* [Requirement]
Which lines below fall between the one containing "Give me the seaborn" and the one containing "import seaborn as sns"? Repeat them exactly, counting both of those lines, and add nothing else.

* [Data supplied]
·····

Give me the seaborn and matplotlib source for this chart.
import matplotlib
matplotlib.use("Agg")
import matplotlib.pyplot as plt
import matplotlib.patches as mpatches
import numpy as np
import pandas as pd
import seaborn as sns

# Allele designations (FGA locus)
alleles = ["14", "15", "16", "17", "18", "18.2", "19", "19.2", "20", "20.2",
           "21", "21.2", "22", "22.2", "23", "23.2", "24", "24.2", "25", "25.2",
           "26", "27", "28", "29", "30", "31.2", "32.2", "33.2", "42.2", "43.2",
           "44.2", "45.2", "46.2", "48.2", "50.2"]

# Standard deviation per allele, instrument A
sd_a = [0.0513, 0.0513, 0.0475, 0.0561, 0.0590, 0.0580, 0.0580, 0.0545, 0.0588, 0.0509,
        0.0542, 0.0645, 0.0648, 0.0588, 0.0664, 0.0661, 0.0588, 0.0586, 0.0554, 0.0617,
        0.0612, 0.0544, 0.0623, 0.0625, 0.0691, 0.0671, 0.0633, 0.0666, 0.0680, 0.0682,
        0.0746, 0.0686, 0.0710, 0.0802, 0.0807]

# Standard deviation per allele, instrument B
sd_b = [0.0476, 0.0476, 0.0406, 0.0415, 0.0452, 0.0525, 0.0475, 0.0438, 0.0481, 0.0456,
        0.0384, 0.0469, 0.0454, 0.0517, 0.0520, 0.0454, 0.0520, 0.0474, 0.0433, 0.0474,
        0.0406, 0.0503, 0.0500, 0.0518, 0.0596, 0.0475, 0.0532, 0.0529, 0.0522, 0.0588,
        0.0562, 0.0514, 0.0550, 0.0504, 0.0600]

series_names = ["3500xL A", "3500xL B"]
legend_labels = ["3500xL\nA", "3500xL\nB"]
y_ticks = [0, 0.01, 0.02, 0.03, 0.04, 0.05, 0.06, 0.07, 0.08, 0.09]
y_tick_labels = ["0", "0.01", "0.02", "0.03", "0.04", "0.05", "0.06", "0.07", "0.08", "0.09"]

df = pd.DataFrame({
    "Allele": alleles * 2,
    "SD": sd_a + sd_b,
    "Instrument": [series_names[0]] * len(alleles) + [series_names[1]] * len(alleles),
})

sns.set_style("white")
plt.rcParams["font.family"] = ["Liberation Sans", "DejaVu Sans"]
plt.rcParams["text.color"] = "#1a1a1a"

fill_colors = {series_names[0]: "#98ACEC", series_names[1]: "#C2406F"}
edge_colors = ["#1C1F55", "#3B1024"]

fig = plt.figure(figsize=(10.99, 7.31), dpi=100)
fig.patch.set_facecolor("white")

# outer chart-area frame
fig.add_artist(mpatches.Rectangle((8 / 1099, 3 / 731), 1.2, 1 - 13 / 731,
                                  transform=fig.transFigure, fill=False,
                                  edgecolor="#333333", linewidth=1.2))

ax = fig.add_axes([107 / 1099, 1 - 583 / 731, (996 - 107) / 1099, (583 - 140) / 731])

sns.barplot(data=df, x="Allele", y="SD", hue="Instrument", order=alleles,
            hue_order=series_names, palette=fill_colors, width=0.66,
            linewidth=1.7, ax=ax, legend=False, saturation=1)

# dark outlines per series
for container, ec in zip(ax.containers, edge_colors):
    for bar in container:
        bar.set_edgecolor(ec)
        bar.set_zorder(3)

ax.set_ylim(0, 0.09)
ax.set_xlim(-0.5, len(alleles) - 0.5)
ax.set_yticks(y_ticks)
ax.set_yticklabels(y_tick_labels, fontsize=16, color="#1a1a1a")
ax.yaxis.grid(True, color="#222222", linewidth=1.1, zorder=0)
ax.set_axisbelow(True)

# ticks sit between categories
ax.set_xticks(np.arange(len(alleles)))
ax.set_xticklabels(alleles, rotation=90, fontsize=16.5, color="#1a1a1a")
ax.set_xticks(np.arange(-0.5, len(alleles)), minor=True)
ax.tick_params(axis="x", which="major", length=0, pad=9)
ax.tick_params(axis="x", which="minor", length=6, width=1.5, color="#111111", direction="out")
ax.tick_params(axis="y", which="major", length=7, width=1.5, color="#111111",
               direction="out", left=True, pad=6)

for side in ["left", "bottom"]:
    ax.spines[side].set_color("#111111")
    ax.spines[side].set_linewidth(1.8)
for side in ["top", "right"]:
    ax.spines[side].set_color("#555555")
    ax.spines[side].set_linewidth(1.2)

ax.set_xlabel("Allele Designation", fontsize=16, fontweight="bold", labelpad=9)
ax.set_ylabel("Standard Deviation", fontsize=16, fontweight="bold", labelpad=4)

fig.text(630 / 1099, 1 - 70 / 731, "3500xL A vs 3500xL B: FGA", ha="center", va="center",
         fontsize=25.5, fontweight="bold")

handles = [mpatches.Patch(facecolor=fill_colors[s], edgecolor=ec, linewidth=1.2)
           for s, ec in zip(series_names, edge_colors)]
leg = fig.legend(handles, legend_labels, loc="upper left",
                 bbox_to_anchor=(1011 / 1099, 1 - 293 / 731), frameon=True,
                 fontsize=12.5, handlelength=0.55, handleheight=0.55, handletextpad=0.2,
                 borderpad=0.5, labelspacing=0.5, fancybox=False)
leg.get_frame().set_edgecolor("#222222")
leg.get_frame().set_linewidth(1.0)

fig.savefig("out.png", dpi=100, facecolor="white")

·····

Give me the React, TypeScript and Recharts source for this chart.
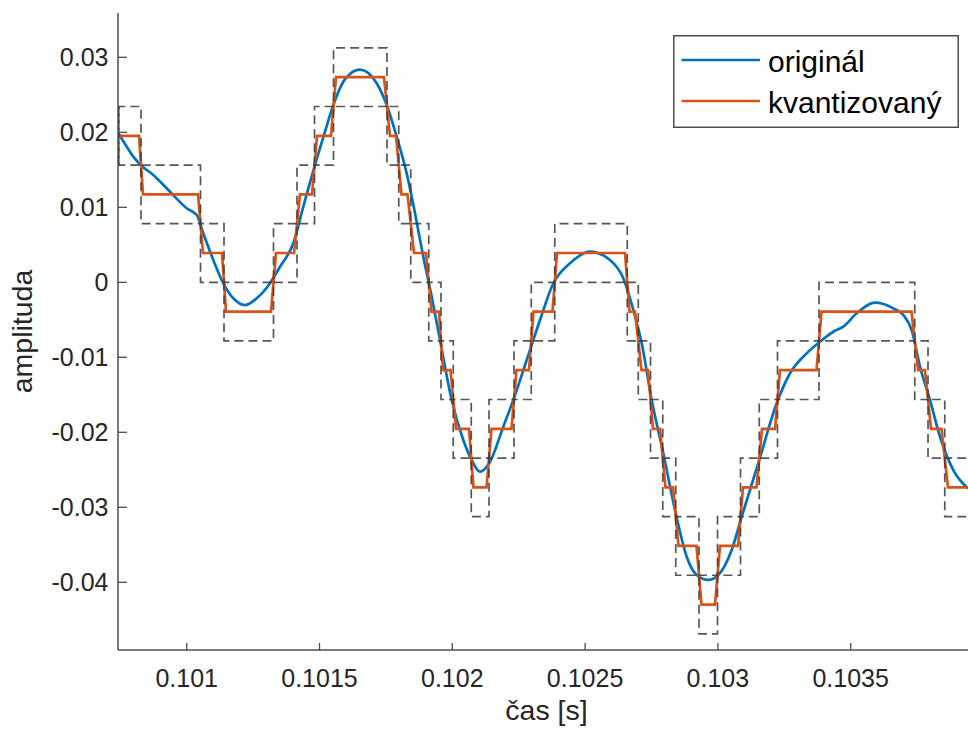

·····

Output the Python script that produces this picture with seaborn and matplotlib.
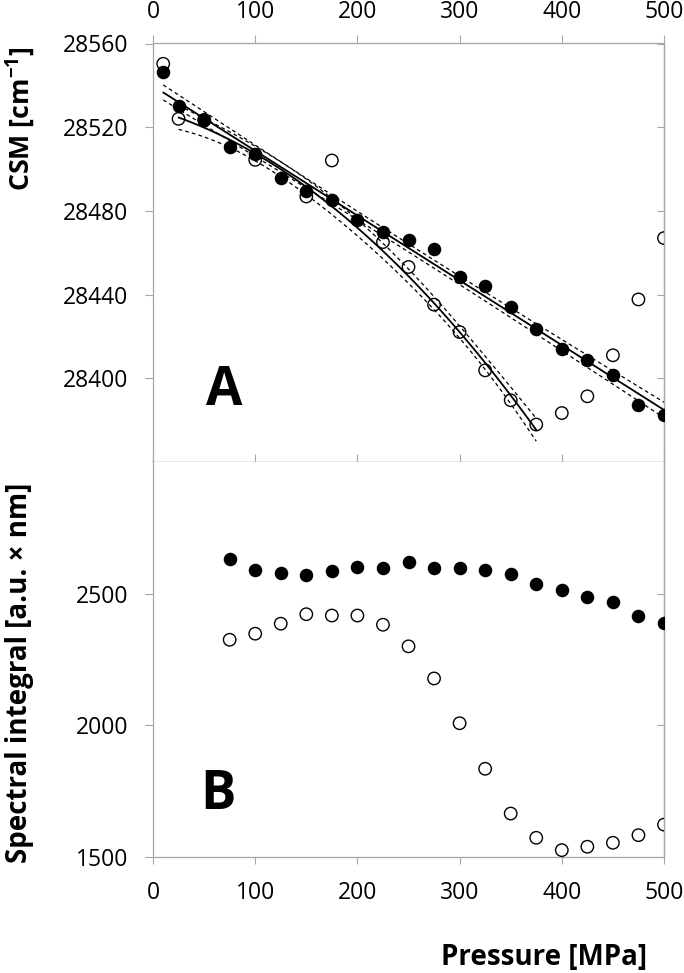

·····

* [Written solution]
Give me the seaborn and matplotlib source for this chart.
import matplotlib
matplotlib.use("Agg")
import matplotlib.pyplot as plt
import matplotlib.patches as mpatches
import numpy as np
import pandas as pd
import seaborn as sns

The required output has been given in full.